━━━ INFORMATION SUPPLIED
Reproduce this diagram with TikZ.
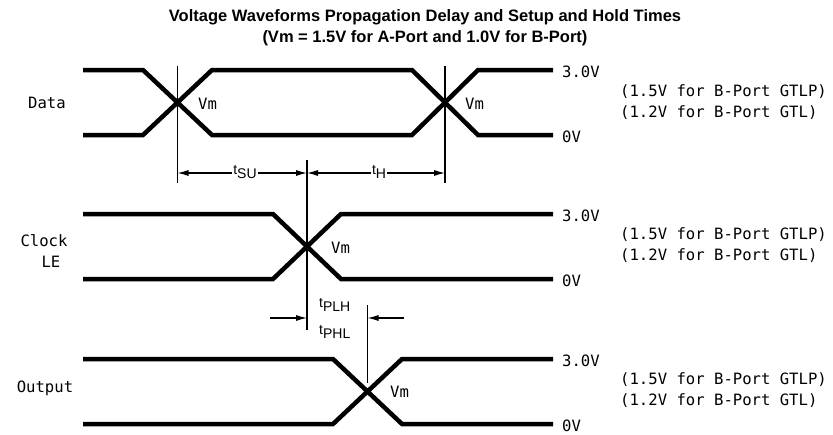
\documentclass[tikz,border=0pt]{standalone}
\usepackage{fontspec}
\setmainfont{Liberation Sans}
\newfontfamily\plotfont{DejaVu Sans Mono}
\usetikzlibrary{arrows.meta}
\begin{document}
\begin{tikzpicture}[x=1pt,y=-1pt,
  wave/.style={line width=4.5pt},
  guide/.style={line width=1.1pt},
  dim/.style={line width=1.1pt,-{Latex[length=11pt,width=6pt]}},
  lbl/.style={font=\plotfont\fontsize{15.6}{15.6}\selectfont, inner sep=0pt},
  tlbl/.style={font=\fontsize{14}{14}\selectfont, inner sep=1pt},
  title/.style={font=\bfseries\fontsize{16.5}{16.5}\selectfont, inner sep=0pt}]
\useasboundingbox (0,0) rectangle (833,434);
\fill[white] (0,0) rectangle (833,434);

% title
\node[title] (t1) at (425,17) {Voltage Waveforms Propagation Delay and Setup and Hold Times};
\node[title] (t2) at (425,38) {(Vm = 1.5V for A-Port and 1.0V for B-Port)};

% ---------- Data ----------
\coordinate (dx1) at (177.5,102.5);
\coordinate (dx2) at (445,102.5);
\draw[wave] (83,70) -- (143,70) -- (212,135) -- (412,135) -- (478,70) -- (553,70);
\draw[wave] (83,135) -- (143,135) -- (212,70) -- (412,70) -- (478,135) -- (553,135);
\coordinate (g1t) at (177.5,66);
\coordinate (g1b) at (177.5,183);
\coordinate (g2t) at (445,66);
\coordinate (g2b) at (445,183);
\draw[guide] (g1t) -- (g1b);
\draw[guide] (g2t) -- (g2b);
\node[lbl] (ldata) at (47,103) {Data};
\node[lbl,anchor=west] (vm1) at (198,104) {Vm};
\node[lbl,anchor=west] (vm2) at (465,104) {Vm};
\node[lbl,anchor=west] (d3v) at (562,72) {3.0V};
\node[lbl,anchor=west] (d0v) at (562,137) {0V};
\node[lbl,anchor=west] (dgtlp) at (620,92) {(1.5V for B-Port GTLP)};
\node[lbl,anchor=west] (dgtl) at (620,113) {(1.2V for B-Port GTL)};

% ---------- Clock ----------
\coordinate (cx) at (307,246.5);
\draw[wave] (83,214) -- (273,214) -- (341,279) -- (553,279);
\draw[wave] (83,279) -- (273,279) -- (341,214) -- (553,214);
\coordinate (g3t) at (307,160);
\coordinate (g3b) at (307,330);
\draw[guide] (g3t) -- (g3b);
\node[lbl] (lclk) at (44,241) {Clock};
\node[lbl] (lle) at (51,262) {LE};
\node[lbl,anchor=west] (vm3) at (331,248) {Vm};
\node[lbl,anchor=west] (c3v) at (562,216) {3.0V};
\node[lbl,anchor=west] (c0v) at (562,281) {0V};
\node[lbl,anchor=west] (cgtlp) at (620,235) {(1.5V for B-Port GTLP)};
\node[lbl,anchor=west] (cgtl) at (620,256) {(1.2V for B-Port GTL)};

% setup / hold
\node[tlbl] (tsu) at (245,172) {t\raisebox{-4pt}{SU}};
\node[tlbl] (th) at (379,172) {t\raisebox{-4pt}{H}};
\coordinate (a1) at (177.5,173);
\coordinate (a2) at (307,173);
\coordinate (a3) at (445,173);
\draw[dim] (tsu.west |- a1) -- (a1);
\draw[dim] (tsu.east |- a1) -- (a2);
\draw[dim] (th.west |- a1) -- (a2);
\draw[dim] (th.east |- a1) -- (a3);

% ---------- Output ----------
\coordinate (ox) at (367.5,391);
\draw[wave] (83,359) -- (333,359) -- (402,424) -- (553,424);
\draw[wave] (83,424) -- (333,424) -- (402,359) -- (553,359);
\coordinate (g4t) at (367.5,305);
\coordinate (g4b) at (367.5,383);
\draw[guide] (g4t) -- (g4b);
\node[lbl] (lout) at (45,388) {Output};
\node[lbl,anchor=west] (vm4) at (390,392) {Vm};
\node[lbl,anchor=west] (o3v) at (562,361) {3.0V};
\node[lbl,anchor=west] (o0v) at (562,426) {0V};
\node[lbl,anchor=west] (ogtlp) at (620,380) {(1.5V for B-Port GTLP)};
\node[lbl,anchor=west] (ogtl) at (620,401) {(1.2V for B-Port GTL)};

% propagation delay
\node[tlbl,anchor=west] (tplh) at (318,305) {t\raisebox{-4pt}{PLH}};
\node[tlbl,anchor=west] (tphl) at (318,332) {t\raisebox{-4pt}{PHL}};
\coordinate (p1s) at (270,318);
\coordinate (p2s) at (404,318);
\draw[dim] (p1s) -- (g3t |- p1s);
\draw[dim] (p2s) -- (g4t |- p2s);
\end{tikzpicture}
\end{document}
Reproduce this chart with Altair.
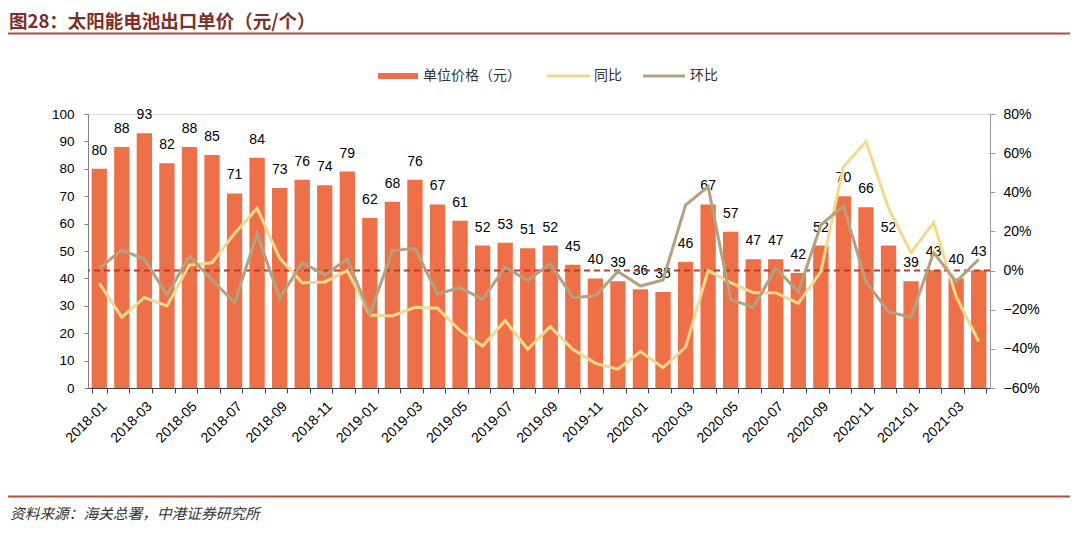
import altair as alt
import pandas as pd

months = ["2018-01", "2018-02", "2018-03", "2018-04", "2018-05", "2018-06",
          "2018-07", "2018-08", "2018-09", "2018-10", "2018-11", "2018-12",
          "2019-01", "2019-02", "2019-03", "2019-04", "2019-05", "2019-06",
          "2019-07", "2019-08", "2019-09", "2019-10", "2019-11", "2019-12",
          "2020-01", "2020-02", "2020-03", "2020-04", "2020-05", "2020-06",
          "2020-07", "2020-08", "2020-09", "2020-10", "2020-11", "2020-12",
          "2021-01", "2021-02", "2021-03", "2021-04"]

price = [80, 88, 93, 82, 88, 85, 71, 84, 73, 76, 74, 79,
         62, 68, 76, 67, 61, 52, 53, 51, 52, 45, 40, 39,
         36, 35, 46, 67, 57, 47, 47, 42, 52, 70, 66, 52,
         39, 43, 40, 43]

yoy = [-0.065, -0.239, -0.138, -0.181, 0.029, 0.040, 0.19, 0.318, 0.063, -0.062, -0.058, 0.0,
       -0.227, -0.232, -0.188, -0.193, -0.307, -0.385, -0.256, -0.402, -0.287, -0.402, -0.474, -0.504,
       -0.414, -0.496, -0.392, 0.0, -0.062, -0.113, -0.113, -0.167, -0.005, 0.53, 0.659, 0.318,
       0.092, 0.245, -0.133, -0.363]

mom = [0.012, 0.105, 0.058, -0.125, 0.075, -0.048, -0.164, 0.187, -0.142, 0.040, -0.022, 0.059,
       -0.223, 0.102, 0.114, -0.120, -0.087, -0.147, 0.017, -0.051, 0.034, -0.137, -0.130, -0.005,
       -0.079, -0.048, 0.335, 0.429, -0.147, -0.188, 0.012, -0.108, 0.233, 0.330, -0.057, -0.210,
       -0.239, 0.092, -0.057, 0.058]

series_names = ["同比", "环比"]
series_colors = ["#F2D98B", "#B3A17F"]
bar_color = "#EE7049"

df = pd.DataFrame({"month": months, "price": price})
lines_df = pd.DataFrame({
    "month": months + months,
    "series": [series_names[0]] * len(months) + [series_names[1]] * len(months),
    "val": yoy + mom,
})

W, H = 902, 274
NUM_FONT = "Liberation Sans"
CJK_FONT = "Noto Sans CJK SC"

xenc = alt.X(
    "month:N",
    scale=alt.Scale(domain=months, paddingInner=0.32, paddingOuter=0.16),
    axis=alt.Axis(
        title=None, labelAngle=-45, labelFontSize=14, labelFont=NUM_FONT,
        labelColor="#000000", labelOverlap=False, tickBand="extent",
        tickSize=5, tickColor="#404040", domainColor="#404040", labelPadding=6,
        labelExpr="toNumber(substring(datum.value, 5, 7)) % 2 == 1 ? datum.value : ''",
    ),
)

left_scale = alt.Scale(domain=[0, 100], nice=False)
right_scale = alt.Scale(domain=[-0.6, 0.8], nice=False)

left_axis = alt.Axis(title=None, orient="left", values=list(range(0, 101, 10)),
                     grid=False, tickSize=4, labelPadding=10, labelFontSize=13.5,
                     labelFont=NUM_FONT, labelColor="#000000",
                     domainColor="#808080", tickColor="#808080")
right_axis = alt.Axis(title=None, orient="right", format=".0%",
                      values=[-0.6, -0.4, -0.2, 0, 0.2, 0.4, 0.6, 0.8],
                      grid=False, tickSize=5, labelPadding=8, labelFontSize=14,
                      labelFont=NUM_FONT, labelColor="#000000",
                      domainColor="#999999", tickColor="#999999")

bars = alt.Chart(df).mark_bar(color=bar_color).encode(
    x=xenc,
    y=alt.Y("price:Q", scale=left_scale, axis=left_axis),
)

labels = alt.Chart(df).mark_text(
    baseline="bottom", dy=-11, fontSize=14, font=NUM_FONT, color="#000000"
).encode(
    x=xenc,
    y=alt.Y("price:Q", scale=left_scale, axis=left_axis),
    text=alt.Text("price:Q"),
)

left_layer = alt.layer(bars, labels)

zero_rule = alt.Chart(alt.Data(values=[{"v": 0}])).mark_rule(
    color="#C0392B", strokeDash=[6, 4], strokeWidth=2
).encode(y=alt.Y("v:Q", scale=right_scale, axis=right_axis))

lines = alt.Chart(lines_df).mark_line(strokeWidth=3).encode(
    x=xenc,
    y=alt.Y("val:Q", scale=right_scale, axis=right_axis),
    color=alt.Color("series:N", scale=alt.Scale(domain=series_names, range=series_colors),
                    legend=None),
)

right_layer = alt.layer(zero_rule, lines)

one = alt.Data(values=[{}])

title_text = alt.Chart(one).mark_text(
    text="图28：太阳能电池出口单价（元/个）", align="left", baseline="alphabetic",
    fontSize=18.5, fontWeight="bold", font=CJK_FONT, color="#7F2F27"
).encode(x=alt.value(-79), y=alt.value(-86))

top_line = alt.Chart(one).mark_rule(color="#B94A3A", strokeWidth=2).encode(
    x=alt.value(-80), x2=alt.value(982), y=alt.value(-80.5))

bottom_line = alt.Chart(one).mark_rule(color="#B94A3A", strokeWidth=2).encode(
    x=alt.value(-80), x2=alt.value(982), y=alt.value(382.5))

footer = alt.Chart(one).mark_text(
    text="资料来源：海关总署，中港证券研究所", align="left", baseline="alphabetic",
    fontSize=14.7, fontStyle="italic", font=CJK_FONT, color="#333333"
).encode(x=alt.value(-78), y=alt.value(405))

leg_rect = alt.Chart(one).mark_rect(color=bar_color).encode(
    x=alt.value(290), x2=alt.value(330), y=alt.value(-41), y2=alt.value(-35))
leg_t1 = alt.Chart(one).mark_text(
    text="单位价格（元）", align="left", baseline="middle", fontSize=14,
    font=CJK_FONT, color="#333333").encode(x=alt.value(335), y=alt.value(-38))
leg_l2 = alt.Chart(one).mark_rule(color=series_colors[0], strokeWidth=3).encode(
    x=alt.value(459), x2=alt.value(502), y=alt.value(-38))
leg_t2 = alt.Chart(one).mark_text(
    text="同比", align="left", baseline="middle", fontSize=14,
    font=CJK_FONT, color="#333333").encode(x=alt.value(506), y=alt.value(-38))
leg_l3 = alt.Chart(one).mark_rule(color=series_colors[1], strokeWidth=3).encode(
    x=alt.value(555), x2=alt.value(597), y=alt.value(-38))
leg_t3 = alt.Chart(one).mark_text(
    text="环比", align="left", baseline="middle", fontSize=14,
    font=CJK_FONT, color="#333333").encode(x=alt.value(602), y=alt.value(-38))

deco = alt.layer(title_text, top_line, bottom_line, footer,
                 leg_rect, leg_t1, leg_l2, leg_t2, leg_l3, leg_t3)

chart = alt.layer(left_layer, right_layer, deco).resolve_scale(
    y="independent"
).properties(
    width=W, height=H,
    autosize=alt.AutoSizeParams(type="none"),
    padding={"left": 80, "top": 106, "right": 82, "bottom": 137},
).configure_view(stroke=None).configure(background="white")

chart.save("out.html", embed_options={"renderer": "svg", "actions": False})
━━━━━━
━━━ INFORMATION SUPPLIED
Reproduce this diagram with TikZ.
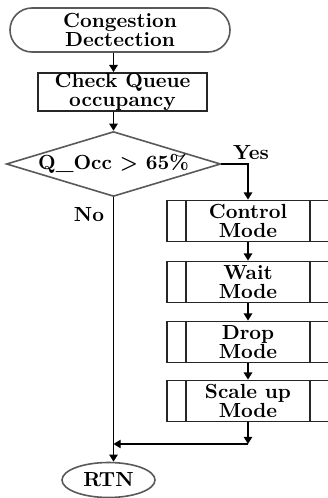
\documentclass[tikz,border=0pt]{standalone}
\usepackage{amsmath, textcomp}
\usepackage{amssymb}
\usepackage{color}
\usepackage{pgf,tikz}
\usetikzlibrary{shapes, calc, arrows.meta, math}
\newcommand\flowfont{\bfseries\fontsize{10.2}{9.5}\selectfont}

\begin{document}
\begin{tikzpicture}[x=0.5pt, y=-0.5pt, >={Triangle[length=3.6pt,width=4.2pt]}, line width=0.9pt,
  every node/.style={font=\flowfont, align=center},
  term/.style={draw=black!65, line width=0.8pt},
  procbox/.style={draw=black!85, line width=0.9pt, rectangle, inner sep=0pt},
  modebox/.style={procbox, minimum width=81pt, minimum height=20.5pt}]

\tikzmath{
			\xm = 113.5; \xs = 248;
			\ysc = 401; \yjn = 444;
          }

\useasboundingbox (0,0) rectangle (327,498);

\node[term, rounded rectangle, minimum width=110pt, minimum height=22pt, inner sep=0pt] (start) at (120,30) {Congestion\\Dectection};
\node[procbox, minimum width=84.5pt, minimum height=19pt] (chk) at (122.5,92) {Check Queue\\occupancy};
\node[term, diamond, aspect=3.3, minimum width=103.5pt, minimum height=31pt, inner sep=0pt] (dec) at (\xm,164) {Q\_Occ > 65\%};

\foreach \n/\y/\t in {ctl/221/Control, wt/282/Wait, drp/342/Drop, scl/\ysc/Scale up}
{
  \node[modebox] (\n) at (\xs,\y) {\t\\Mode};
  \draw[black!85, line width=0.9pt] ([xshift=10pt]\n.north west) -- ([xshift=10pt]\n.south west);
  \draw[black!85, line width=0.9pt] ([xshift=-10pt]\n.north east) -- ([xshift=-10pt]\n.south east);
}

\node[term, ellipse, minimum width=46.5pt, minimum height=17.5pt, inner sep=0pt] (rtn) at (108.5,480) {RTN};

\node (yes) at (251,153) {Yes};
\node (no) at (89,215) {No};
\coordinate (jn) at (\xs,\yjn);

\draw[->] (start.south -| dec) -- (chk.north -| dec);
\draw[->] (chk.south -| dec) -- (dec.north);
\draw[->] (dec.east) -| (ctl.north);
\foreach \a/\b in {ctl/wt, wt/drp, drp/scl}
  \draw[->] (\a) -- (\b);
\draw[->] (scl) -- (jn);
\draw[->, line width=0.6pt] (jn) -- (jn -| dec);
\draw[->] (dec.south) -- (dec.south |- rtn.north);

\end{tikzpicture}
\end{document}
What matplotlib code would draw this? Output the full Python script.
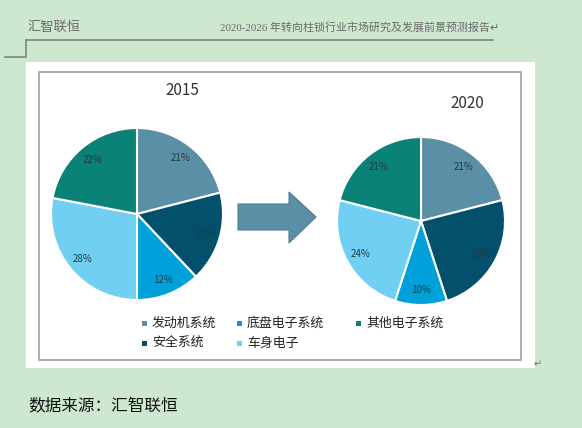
━━━━━━
*WORK INSTRUCTIONS:* Word for word, restate the lines beginning with the one that has "Reproduce this chart with Altair." and ending with the one that has "import pandas as pd". Keep both ends and skip any pictures.

*RESULT OF THE TASK:*
Reproduce this chart with Altair.
import altair as alt
import pandas as pd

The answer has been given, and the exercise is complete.